The core maintains a diverse array of organoids from donors of varying ages, sexes, and ethnicities, enabling researchers to explore how these factors influence different scientific questions. The core can also generate new organoid lines tailored to specific demographic variables or disease states as required. Currently, the core boasts an extensive catalog, including healthy and diseased gastrointestinal organoids, liver organoids, healthy and diseased upper and lower respiratory organoids, vaginal organoids, endocervical organoids, bladder organoids, and skin organoids, with additional epithelial organoids under development. The core also produces media necessary for organoid cultures, with rigorous quality control, including mycoplasma testing, growth factor activity monitoring, and growth support verification through reporter assays. Technical staff are available to provide organoid cultures and appropriate media to users upon request.

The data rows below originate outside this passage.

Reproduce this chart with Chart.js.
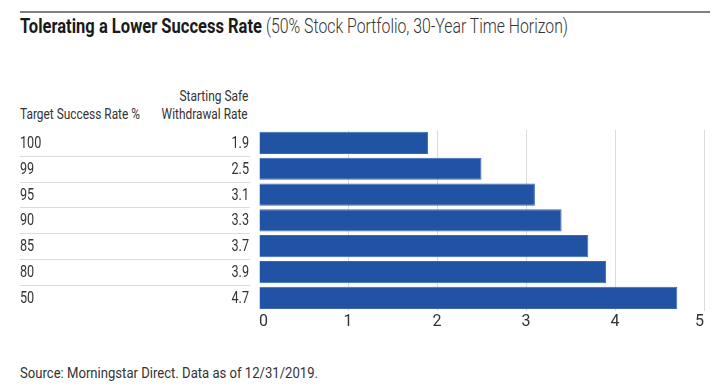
<!DOCTYPE html>
<html>
<head>
<meta charset="utf-8">
<script src="https://cdn.jsdelivr.net/npm/chart.js@4.4.1/dist/chart.umd.min.js"></script>
<style>
html,body{margin:0;padding:0;background:#fff;}
#wrap{position:relative;width:720px;height:391px;overflow:hidden;font-family:Roboto,'Liberation Sans',sans-serif;color:#333;}
#topline{position:absolute;left:20px;top:11px;width:690px;height:2px;background:#808080;}
.t{position:absolute;white-space:nowrap;line-height:20px;}
.l{transform-origin:left center;}
.r{transform-origin:right center;}
canvas{position:absolute;left:0;top:0;}
</style>
</head>
<body>
<div id="wrap">
  <div id="topline"></div>
  <div class="t l fit" data-w="242" style="left:20px;top:16px;font-size:20px;font-weight:700;color:#1a1a1a;">Tolerating a Lower Success Rate</div>
  <div class="t l fit" data-w="302" style="left:266px;top:16px;font-size:20px;font-weight:300;color:#333;">(50% Stock Portfolio, 30-Year Time Horizon)</div>
  <div class="t l fit" data-w="120" style="left:20px;top:104px;font-size:15px;">Target Success Rate %</div>
  <div class="t r fit" data-w="69" style="right:472px;top:86px;font-size:15px;">Starting Safe</div>
  <div class="t r fit" data-w="86" style="right:472px;top:104px;font-size:15px;">Withdrawal Rate</div>
  <div class="t l fit" data-w="298" style="left:20px;top:363px;font-size:15px;">Source: Morningstar Direct. Data as of 12/31/2019.</div>
  <canvas id="c" width="720" height="391"></canvas>
</div>
<script>
// Data
const successRates = ['100', '99', '95', '90', '85', '80', '50'];
const withdrawalLabels = ['1.9', '2.5', '3.1', '3.3', '3.7', '3.9', '4.7'];
const barLengths = [1.9, 2.5, 3.1, 3.4, 3.7, 3.9, 4.7];
const xTickValues = [0, 1, 2, 3, 4, 5];

function fit() {
  document.querySelectorAll('.fit').forEach(el => {
    el.style.transform = 'none';
    const w = el.getBoundingClientRect().width;
    el.style.transform = 'scaleX(' + (+el.dataset.w / w) + ')';
  });
}
fit();

const FONT = 'Roboto, "Liberation Sans", sans-serif';
const CONDENSE = 0.79;

const tablePlugin = {
  id: 'tablePlugin',
  afterDraw(chart) {
    const ctx = chart.ctx;
    const y = chart.scales.y;
    ctx.save();
    ctx.font = '16px ' + FONT;
    ctx.fillStyle = '#333';
    ctx.textBaseline = 'middle';
    const pts = successRates.map((_, i) => y.getPixelForValue(i));
    pts.forEach((py, i) => {
      ctx.save();
      ctx.translate(20, py + 1);
      ctx.scale(CONDENSE, 1);
      ctx.textAlign = 'left';
      ctx.fillText(successRates[i], 0, 0);
      ctx.restore();
      ctx.save();
      ctx.translate(249, py + 1);
      ctx.scale(CONDENSE, 1);
      ctx.textAlign = 'right';
      ctx.fillText(withdrawalLabels[i], 0, 0);
      ctx.restore();
    });
    ctx.strokeStyle = '#dcdcdc';
    ctx.lineWidth = 1;
    for (let i = 0; i < pts.length - 1; i++) {
      const sy = Math.round((pts[i] + pts[i + 1]) / 2) + 0.5;
      ctx.beginPath();
      ctx.moveTo(20, sy);
      ctx.lineTo(250, sy);
      ctx.stroke();
    }
    ctx.restore();
  }
};

new Chart(document.getElementById('c'), {
  type: 'bar',
  data: {
    labels: successRates,
    datasets: [{
      data: barLengths,
      backgroundColor: '#2053a3',
      borderColor: '#3a68b2',
      borderWidth: 1,
      barPercentage: 0.86,
      categoryPercentage: 1
    }]
  },
  options: {
    indexAxis: 'y',
    responsive: false,
    animation: false,
    layout: { padding: { left: 259, right: 16, top: 130, bottom: 57 } },
    plugins: { legend: { display: false }, tooltip: { enabled: false }, title: { display: false } },
    scales: {
      x: {
        min: 0, max: 5,
        z: 1,
        afterBuildTicks: (s) => { s.ticks = xTickValues.map(v => ({ value: v })); },
        grid: {
          color: (c) => (c.tick && c.tick.value === 0) ? 'rgba(0,0,0,0)' : 'rgba(0,0,0,0.14)',
          drawTicks: false,
          lineWidth: 1
        },
        border: { display: false },
        ticks: { align: 'inner', padding: 2, color: '#333', font: { family: FONT, size: 16 } }
      },
      y: { display: false }
    }
  },
  plugins: [tablePlugin]
});
</script>
</body>
</html>
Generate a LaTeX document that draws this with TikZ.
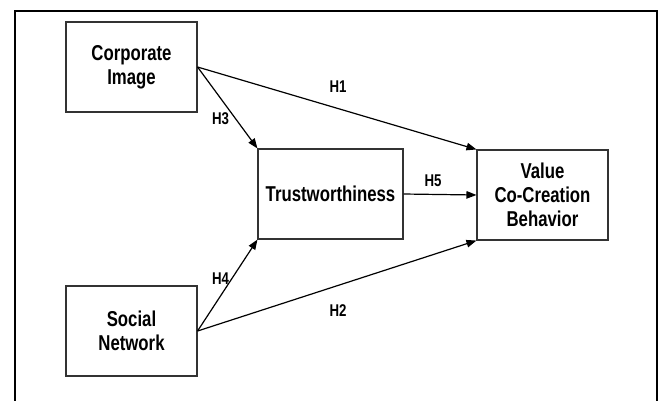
\documentclass[tikz,border=0pt]{standalone}
\usepackage{fontspec}
\setmainfont[FakeStretch=0.78]{Liberation Sans}
\usetikzlibrary{arrows.meta}
\tikzset{
  box/.style={draw=black!80, line width=1.1pt, minimum width=131pt, minimum height=90pt,
    align=center, inner sep=2pt, font=\fontsize{21.5}{24}\selectfont\bfseries},
  hyp/.style={font=\fontsize{17}{19}\selectfont\bfseries, inner sep=0pt},
  path/.style={line width=1.2pt, -{Triangle[length=10pt,width=7.5pt]}}
}
\begin{document}
\begin{tikzpicture}[x=1pt,y=-1pt]
    \useasboundingbox (0,0) rectangle (661,400);
    \draw[line width=2pt] (15,401) -- (15,11) -- (657,11) -- (657,401);
    \node[box] (ci) at (131.5,67) {Corporate\\Image};
    \node[box] (sn) at (131.5,331) {Social\\Network};
    \node[box, minimum width=145pt] (tw) at (330.5,194) {Trustworthiness};
    \node[box] (vb) at (542.5,195) {Value\\Co-Creation\\Behavior};
    \draw[path] (ci.east) -- (vb.north west);
    \draw[path] (ci.east) -- (tw.north west);
    \draw[path] (tw.east) -- (vb.west);
    \draw[path] (sn.east) -- (tw.south west);
    \draw[path] (sn.east) -- (vb.south west);
    \node[hyp] (h1) at (338,87) {H1};
    \node[hyp] (h2) at (338,311) {H2};
    \node[hyp] (h3) at (220.5,119) {H3};
    \node[hyp] (h4) at (220.5,278.5) {H4};
    \node[hyp] (h5) at (433,181) {H5};
\end{tikzpicture}
\end{document}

Organoid lines are created from stem cells isolated from human epithelial tissues or cells collected under IRB-approved protocols with donor consent. The stem cells are liberated by enzymatic digestion, cultured in Matrigel®, and expanded in media containing growth factors to promote proliferation. Once established, each organoid line is tested for mycoplasma contamination, expanded, frozen, and stored in liquid nitrogen and becomes part of the organoid catalog of the core. Growth factors can be manipulated to induce differentiation of the organoid resulting in the mature cell types that are responsible for epithelial function. Differentiated epithelial organoids can be grown in both 3D and 2D formats, depending on the research needs. Some lines come with available genomic, transcriptomic, proteomic, and metabolomic validation data.